The houses were small and neat and Fuller’s was the neatest, with a crew-cut front lawn and shrubs trimmed to wooden perfection.
Latovsky went to the end of the street, turned around and parked in the lay-by the state had cut for hikers and fishermen. He waited until the sky went from dove gray to gunmetal, then sprayed himself with Cutter’s bug-off and walked back along the road to number 48.
The house was dark but Fuller could have returned from the hospital and be eating his solitary supper in the back. Latovsky knew from Cohen, who knew from Bunner’s file, that Adam Fuller lived alone.
He went along a side path between Fuller’s land and a hedge that bordered the lot next door to Fuller’s garage. He looked in the side-door window and saw his reflection, backed by the sky; cupping his hands around his face, he looked again and still saw nothing. The door was unlocked; he opened it and shone his penlight around an empty, immaculate garage that didn’t even have an oil stain on the concrete floor.
He closed the door and went along the path to the back yard.

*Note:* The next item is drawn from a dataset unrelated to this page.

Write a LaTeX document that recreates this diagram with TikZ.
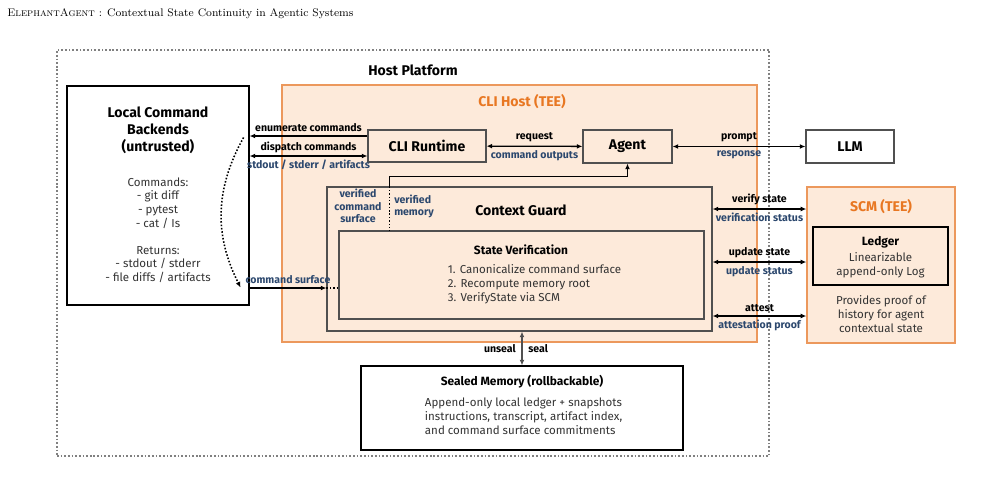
\documentclass[tikz,border=0pt]{standalone}
\usepackage{fontspec}
\newfontfamily\diagfont{Fira Sans}
\usetikzlibrary{arrows.meta,calc,positioning}
\definecolor{teeorange}{RGB}{232,119,34}
\definecolor{teefill}{RGB}{253,234,218}
\definecolor{teeborder}{RGB}{236,152,92}
\definecolor{labelblue}{RGB}{44,72,110}
\definecolor{boxgray}{RGB}{80,80,80}
\tikzset{
  box/.style={draw=boxgray, line width=0.8pt, inner sep=0pt},
  teebox/.style={draw=teeborder, fill=teefill, line width=0.9pt, inner sep=0pt},
  boxtitle/.style={font=\diagfont\bfseries\fontsize{10}{12}\selectfont, align=center},
  subtitle/.style={font=\diagfont\bfseries\fontsize{8.5}{10}\selectfont, align=center},
  bodytext/.style={font=\diagfont\fontsize{8.2}{9.8}\selectfont, text=black!80, align=center},
  reqlabel/.style={font=\diagfont\bfseries\fontsize{7.5}{8.9}\selectfont, inner sep=2.6pt},
  replabel/.style={reqlabel, text=labelblue},
  link/.style={line width=0.9pt, -{Latex[length=4pt,width=3.5pt]}},
  duplex/.style={line width=0.9pt, {Latex[length=4pt,width=3.5pt]}-{Latex[length=4pt,width=3.5pt]}},
  dotlink/.style={line width=1.1pt, dash pattern=on 1.1pt off 1.3pt},
}

\begin{document}
\begin{tikzpicture}[x=0.025cm, y=-0.025cm]
    \useasboundingbox (0,0) rectangle (995,483);
    \node[anchor=base west, font=\fontsize{7.8}{10}\selectfont, inner sep=0pt] (header) at (7,16)
        {\textsc{ElephantAgent} : Contextual State Continuity in Agentic Systems};

    % platform and enclaves
    \node[draw=gray, line width=1.2pt, dash pattern=on 1.2pt off 1.4pt, minimum width=17.8cm, minimum height=10.15cm] (host) at (413,253) {};
    \node[boxtitle] (hostlabel) at (413,70) {Host Platform};
    \node[teebox, minimum width=11.875cm, minimum height=6.425cm] (clihost) at (519.5,213.5) {};
    \node[boxtitle, text=teeorange] (clihostlabel) at (522,102) {CLI Host (TEE)};

    % local backends
    \node[box, draw=black, fill=white, minimum width=4.55cm, minimum height=5.475cm] (backend) at (158,195.5) {};
    \node[boxtitle] (backendtitle) at (158,130) {Local Command\\Backends\\(untrusted)};
    \node[bodytext] (backendcmds) at (158,203) {Commands:\\- git diff\\- pytest\\- cat / Is};
    \node[bodytext] (backendrets) at (158,264.5) {Returns:\\- stdout / stderr\\- file diffs / artifacts};

    % runtime, agent, model
    \node[box, minimum width=2.95cm, minimum height=0.8cm, boxtitle] (runtime) at (427,146) {CLI Runtime};
    \node[box, minimum width=2.225cm, minimum height=0.825cm, boxtitle] (agent) at (627.5,146.5) {Agent};
    \node[box, fill=white, minimum width=2.2cm, minimum height=0.825cm, boxtitle] (llm) at (850,146.5) {LLM};

    % context guard
    \node[box, minimum width=9.625cm, minimum height=3.6cm] (guard) at (519.5,259) {};
    \node[boxtitle] (guardtitle) at (521,210) {Context Guard};
    \node[box, minimum width=9.125cm, minimum height=2.2cm] (verif) at (521.5,275) {};
    \node[subtitle] (veriftitle) at (521,250) {State Verification};
    \node[bodytext, align=left, anchor=west] (verifsteps) at (443,284.5)
        {1. Canonicalize command surface\\2. Recompute memory root\\3. VerifyState via SCM};
    \node[replabel, align=center, inner sep=0pt] (surfacelabel) at (358,206) {verified\\command\\surface};
    \node[replabel, align=left, inner sep=0pt] (memorylabel) at (414,206.5) {verified\\memory};

    % SCM
    \node[teebox, minimum width=3.7cm, minimum height=3.9cm] (scm) at (881,265) {};
    \node[boxtitle, text=teeorange] (scmlabel) at (881,207) {SCM (TEE)};
    \node[box, draw=black, minimum width=3.375cm, minimum height=1.45cm] (ledger) at (880.5,256) {};
    \node[subtitle] (ledgertitle) at (880.5,242) {Ledger};
    \node[bodytext] (ledgerbody) at (880.5,265.5) {Linearizable\\append-only Log};
    \node[bodytext] (scmbody) at (881,314) {Provides proof of\\history for agent\\contextual state};

    % sealed memory
    \node[box, draw=black, fill=white, minimum width=8.05cm, minimum height=2.1cm] (sealed) at (522,408) {};
    \node[subtitle] (sealedtitle) at (522,382) {Sealed Memory (rollbackable)};
    \node[bodytext, align=left, anchor=west] (sealedbody) at (420,416)
        {Append-only local ledger + snapshots\\instructions, transcript, artifact index,\\and command surface commitments};

    % runtime <-> backends
    \coordinate (enumY) at ($(runtime.west)+(0,-10)$);
    \draw[link] (enumY) -- (enumY -| backend.east) node[midway, above, reqlabel] {enumerate commands};
    \coordinate (dispY) at ($(runtime.west)+(0,10)$);
    \draw[duplex] (dispY -| backend.east) -- (dispY)
        node[midway, above, reqlabel, inner sep=2pt] {dispatch commands}
        node[midway, below, replabel, inner sep=2pt] {stdout / stderr / artifacts};
    \draw[dotlink, -{Latex[length=4pt,width=3.5pt]}] ($(backend.east)+(-6,-58)$) to[bend right=28] ($(backend.east)+(-9,92)$);

    \draw[duplex] (runtime) -- (agent)
        node[midway, above, reqlabel] {request}
        node[midway, below, replabel] {command outputs};
    \draw[duplex] (agent) -- (llm)
        node[midway, above, reqlabel] {prompt}
        node[midway, below, replabel] {response};

    % guard taps
    \coordinate (guardtap) at ($(guard.north west)+(63,0)$);
    \draw[link] (guardtap) |- ($(agent.south)+(0,13)$) -- (agent.south);
    \draw[dotlink] (guardtap) -- (guardtap |- verif.north);
    \coordinate (surfY) at ($(verif.west)+(0,13)$);
    \draw[link] (surfY -| backend.east) -- (surfY -| guard.west) node[midway, above, replabel] {command surface};
    \draw[dotlink] (surfY -| guard.west) -- (surfY);

    % guard <-> SCM
    \foreach \dy/\req/\rep in {-50/verify state/verification status, 3/update state/update status, 57/attest/attestation proof} {
        \coordinate (scmY) at ($(guard.east)+(0,\dy)$);
        \draw[duplex] (scmY) -- (scmY -| scm.west)
            node[midway, above, reqlabel] {\req}
            node[midway, below, replabel] {\rep};
    }

    \draw[duplex, draw=boxgray] (sealed.north) -- (sealed.north |- guard.south)
        node[midway, left, reqlabel, inner sep=4pt] {unseal}
        node[midway, right, reqlabel, inner sep=4pt] {seal};
\end{tikzpicture}
\end{document}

“Don’t shit on the Constitution any more than you have to,” Meers had pleaded with him. But he was already doing it and whatever he found—such as an oil drum in which Fuller had burned clothes stiff with Abigail Reese’s blood or a soft patch in the earth where he’d buried the “big-mother” gun he’d used on Bunner—would be tainted fruit of the tainted tree: toxic fruit.
He could claim that he just happened to be next door, looked over and saw... whatever he saw. But even that meager fiction went to hell when he got past the house to the back yard because it was ringed with evergreens so thickly planted you couldn’t see a bonfire from the next yard.
There wasn’t anything to see anyway; a back porch, dark windows, a hose wrapped around a caddy and attached to a spigot in the side of the house. Not even a barbecue or outdoor table; Adam P. Fuller, M.D. and serial killer, didn’t do much outdoor entertaining.
Latovsky flashed the penlight across the back porch and got a gleam of glass in the back door. He went up the wooden steps to a decklike porch and looked through the glass into a kitchen lit from the hall. It was the dim, solitary light people leave on so they don’t come back to a dark house and it showed a room of regimental neatness: no orange juice or milk carton had been left out, no coffee pot waited to be washed later, no box of cereal sat on the counter or dishes to be rinsed for the washer. The kitchen was perfect—like Latovsky’s kitchen.